NLP: Bridging Languages Through Images and Weakly Supervised Semantic Parsing
Details
Agenda:
17:30-18:30: Bridging Languages Through Images with Deep Partial Canonical Correlation Analysis by Guy Rotman
18:30-18:40: Networking break
18:40-19:40: Weakly Supervised Semantic Parsing with Abstract Examples
Bridging Languages Through Images with Deep Partial Canonical Correlation Analysis
We present a deep neural network that leverages images to improve bilingual text embeddings. Relying on bilingual image tags and descriptions, our approach conditions text embedding induction on the shared visual information for both languages, producing highly correlated bilingual embeddings. In particular, we propose a novel model based on Partial Canonical Correlation Analysis (PCCA). We introduce a non-linear Deep PCCA (DPCCA) model, and develop a new stochastic iterative algorithm for its optimization. We evaluate PCCA and DPCCA on multilingual word similarity and cross-lingual image description retrieval. Our models outperform a large variety of previous methods, despite not having access to any visual signal during test time inference.
Guy Rotman holds an MSc degree in Information Management Engineering from the Technion, Israel Institute of Technology. Previously, he received a BSc in Industrial Engineering and Management and a BA in Economics and Management from the Technion, graduating both summa cum laude.
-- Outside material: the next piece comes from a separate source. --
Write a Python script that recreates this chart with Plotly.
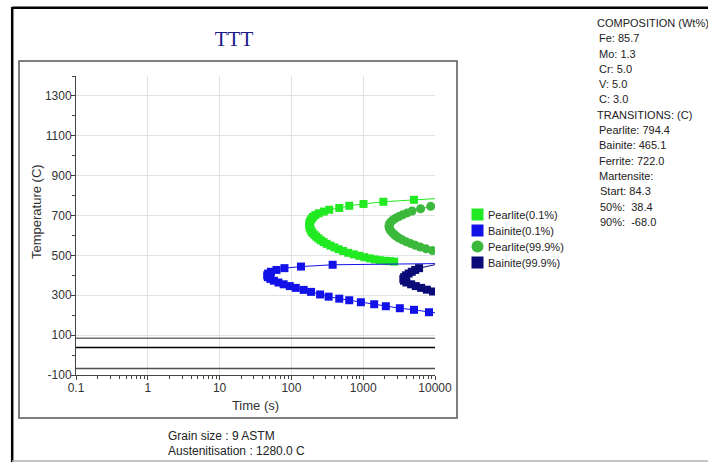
import plotly.graph_objects as go

# ---------------- data ----------------
pearlite_start_time = [15500, 5100, 1910, 1010, 640, 464, 337, 282, 240, 215, 200, 192, 185, 180,
                       178, 178, 181, 185, 190, 197, 209, 222, 237, 256, 280, 310, 350, 398, 455,
                       525, 620, 740, 880, 1040, 1240, 1450, 1700, 2050, 2350, 2700]
pearlite_start_temp = [789, 779, 769, 758, 749, 738, 729, 720, 711, 702, 693, 684, 675, 666,
                       657, 648, 639, 630, 621, 612, 603, 594, 585, 576, 567, 558, 549, 540, 531,
                       522, 513, 505, 498, 491, 485, 480, 476, 473, 471, 469]

bainite_start_time = [20000, 375, 136, 80, 62, 52, 47.5, 46, 47, 51, 57, 66, 78, 95, 115, 148,
                      188, 251, 330, 464, 639, 929, 1422, 2066, 3236, 5100, 8253, 13000]
bainite_start_temp = [460, 453, 444, 436, 427, 418, 409, 400, 391, 382, 373, 364, 355, 346, 337, 327,
                      317, 304, 293, 283, 275, 265, 255, 245, 235, 227, 215, 206]

pearlite_finish_time = [13500, 8710, 6300, 4800, 4100, 3550, 3150, 2820, 2580, 2430, 2330, 2290, 2300,
                        2340, 2420, 2540, 2700, 2900, 3150, 3500, 3950, 4550, 5300, 6250, 7500, 9200, 11500]
pearlite_finish_temp = [758, 746, 734, 723, 713, 704, 695, 686, 677, 668, 659, 650, 641,
                        632, 623, 614, 605, 596, 587, 578, 569, 560, 551, 542, 533, 524, 515]

bainite_finish_time = [11500, 6000, 5300, 4750, 4300, 3950, 3720, 3620, 3700, 4000, 4650, 5400, 6400,
                       7700, 9400, 12000]
bainite_finish_temp = [458, 436, 427, 418, 409, 400, 391, 382, 373, 364, 355, 346, 337,
                       328, 319, 310]

martensite_temps = [84.3, 38.4, -68.0]
martensite_colors = ["#707070", "#000000", "#505050"]

x_tick_vals = [0.1, 1, 10, 100, 1000, 10000]
x_tick_text = ["0.1", "1", "10", "100", "1000", "10000"]
y_tick_vals = [-100, 100, 300, 500, 700, 900, 1100, 1300]
y_tick_text = ["-100", "100", "300", "500", "700", "900", "1100", "1300"]
y_range = [-100, 1400]

series_names = ["Pearlite(0.1%)", "Bainite(0.1%)", "Pearlite(99.9%)", "Bainite(99.9%)"]
series_colors = ["#22ea22", "#1212e8", "#3cb93c", "#0b0b78"]
series_symbols = ["square", "square", "circle", "square"]

composition_lines = ["COMPOSITION (Wt%)", "Fe: 85.7", "Mo: 1.3", "Cr: 5.0", "V: 5.0", "C: 3.0",
                     "TRANSITIONS: (C)", "Pearlite: 794.4", "Bainite: 465.1", "Ferrite: 722.0",
                     "Martensite:", "Start: 84.3", "50%:  38.4", "90%:  -68.0"]
footer_lines = ["Grain size : 9 ASTM", "Austenitisation : 1280.0 C"]

# ---------------- geometry ----------------
W, H = 708, 462
ML, MR, MT, MB = 76, 273, 76, 87
PW = W - ML - MR
PH = H - MT - MB


def px(x):
    return (x - ML) / PW


def py(y):
    return (H - MB - y) / PH


FONT = "Liberation Sans, Arial, sans-serif"
AXC = "#444444"

fig = go.Figure()

# martensite lines
for temp, col in zip(martensite_temps, martensite_colors):
    fig.add_trace(go.Scatter(x=[x_tick_vals[0], x_tick_vals[-1]], y=[temp, temp], mode="lines",
                             line=dict(color=col, width=1.5), showlegend=False, hoverinfo="skip"))

series_data = [(pearlite_start_time, pearlite_start_temp),
               (bainite_start_time, bainite_start_temp),
               (pearlite_finish_time, pearlite_finish_temp),
               (bainite_finish_time, bainite_finish_temp)]

for (xs, ys), name, col, sym in zip(series_data, series_names, series_colors, series_symbols):
    fig.add_trace(go.Scatter(x=xs, y=ys, mode="lines+markers", name=name,
                             line=dict(color=col, width=1),
                             marker=dict(symbol=sym, size=8 if sym == "square" else 9, color=col,
                                         line=dict(width=0)),
                             showlegend=False))

shapes = []
# outer frame
shapes.append(dict(type="line", xref="paper", yref="paper", x0=px(12.2), x1=px(712), y0=py(7.8), y1=py(7.8),
                   line=dict(color="#000000", width=2.5)))
shapes.append(dict(type="line", xref="paper", yref="paper", x0=px(12.2), x1=px(12.2), y0=py(7), y1=py(470),
                   line=dict(color="#000000", width=2.5)))
shapes.append(dict(type="line", xref="paper", yref="paper", x0=px(12), x1=px(712), y0=py(461), y1=py(461),
                   line=dict(color="#b0b0b0", width=1.5)))
# inner box
shapes.append(dict(type="rect", xref="paper", yref="paper", x0=px(19), x1=px(457), y0=py(418), y1=py(61),
                   line=dict(color="#555555", width=1.5)))

annotations = []
# custom legend
legend_y = [214.5, 230.5, 246.5, 262.5]
for name, col, sym, ly in zip(series_names, series_colors, series_symbols, legend_y):
    shapes.append(dict(type="circle" if sym == "circle" else "rect", xref="paper", yref="paper",
                       x0=px(471.5), x1=px(483.5), y0=py(ly + 6), y1=py(ly - 6),
                       fillcolor=col, line=dict(width=0)))
    annotations.append(dict(text=name, xref="paper", yref="paper", x=px(485.5), y=py(ly),
                            xanchor="left", yanchor="middle", showarrow=False,
                            font=dict(family=FONT, size=11, color="#222222")))

# composition block
for i, line in enumerate(composition_lines):
    xl = 595 if i in (0, 6) else 596.5
    if line.startswith(("Start", "50%", "90%")):
        xl = 598
    annotations.append(dict(text=line, xref="paper", yref="paper", x=px(xl), y=py(23 + 15.3 * i),
                            xanchor="left", yanchor="middle", showarrow=False,
                            font=dict(family=FONT, size=11, color="#222222")))

# footer
for i, line in enumerate(footer_lines):
    annotations.append(dict(text=line, xref="paper", yref="paper", x=px(166), y=py(435.7 + 15 * i),
                            xanchor="left", yanchor="middle", showarrow=False,
                            font=dict(family=FONT, size=12, color="#222222")))

# y axis title
annotations.append(dict(text="Temperature (C)", xref="paper", yref="paper", x=px(36), y=py(212),
                        xanchor="center", yanchor="middle", textangle=-90, showarrow=False,
                        font=dict(family=FONT, size=13, color="#333333")))

fig.update_layout(
    width=W, height=H,
    margin=dict(l=ML, r=MR, t=MT, b=MB, pad=0),
    paper_bgcolor="white", plot_bgcolor="white",
    showlegend=False,
    title=dict(text="TTT", x=234 / W, y=1 - 39 / H, xref="container", yref="container",
               xanchor="center", yanchor="middle",
               font=dict(family="Liberation Serif, Times New Roman, serif", size=21, color="#1a1a8c")),
    xaxis=dict(type="log", range=[-1, 4], tickvals=x_tick_vals, ticktext=x_tick_text,
               showgrid=True, gridcolor="#e2e2e2", gridwidth=1,
               showline=True, linecolor=AXC, linewidth=1,
               ticks="outside", ticklen=4, tickcolor=AXC,
               minor=dict(ticks="outside", ticklen=3, tickcolor=AXC, dtick="D1", showgrid=False),
               tickfont=dict(family=FONT, size=12, color="#333333"),
               ticklabelstandoff=-2,
               title=dict(text="Time (s)", font=dict(family=FONT, size=13, color="#333333"), standoff=6),
               zeroline=False),
    yaxis=dict(range=y_range, tickvals=y_tick_vals, ticktext=y_tick_text,
               showgrid=True, gridcolor="#e2e2e2", gridwidth=1,
               showline=True, linecolor=AXC, linewidth=1,
               ticks="outside", ticklen=4, tickcolor=AXC,
               minor=dict(ticks="outside", ticklen=3, tickcolor=AXC, dtick=100, tick0=0, showgrid=False),
               tickfont=dict(family=FONT, size=12, color="#333333"),
               ticklabelstandoff=-3,
               zeroline=False),
    # overlay axes that add the inner half of the crossing tick marks
    xaxis2=dict(type="log", range=[-1, 4], overlaying="x", anchor="y", side="bottom",
                tickvals=x_tick_vals, showticklabels=False, showgrid=False, showline=False,
                ticks="inside", ticklen=3, tickcolor=AXC, zeroline=False,
                minor=dict(ticks="inside", ticklen=3, tickcolor=AXC, dtick="D1", showgrid=False)),
    yaxis2=dict(range=y_range, overlaying="y", anchor="x", side="left",
                tickvals=y_tick_vals, showticklabels=False, showgrid=False, showline=False,
                ticks="inside", ticklen=3, tickcolor=AXC, zeroline=False,
                minor=dict(ticks="inside", ticklen=3, tickcolor=AXC, dtick=100, tick0=0, showgrid=False)),
    shapes=shapes,
    annotations=annotations,
)

fig.write_html("out.html", config={"displayModeBar": False},
               post_script="document.body.style.margin='0';document.body.style.overflow='hidden';")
His research Interests are: multilingual and multimodal models in the field of NLP, and optimization algorithms for deep neural networks.
"Weakly Supervised Semantic Parsing with Abstract Examples"
Training semantic parsers from weak supervision (denotations) rather than strong supervision (programs) complicates training in two ways. First, a large search space of potential programs needs to be explored at training time to find a correct program. Second, spurious programs that accidentally lead to a correct denotation add noise to training. In this work we propose that in closed worlds with clear semantic types, one can substantially alleviate these problems by utilizing an abstract representation, where tokens in both the language utterance and program are lifted to an abstract form. We show that these abstractions can be defined with a handful of lexical rules and that they result in sharing between different examples that alleviates the difficulties in training.
Omer Goldman is a MSc student under the supervision of Jonathan Berant at the CS department in Tel Aviv University, researching NLP bordering on Computational Linguistics. He received his BSc in Physics and Linguistics (cum laude) from Tel Aviv University in 2014.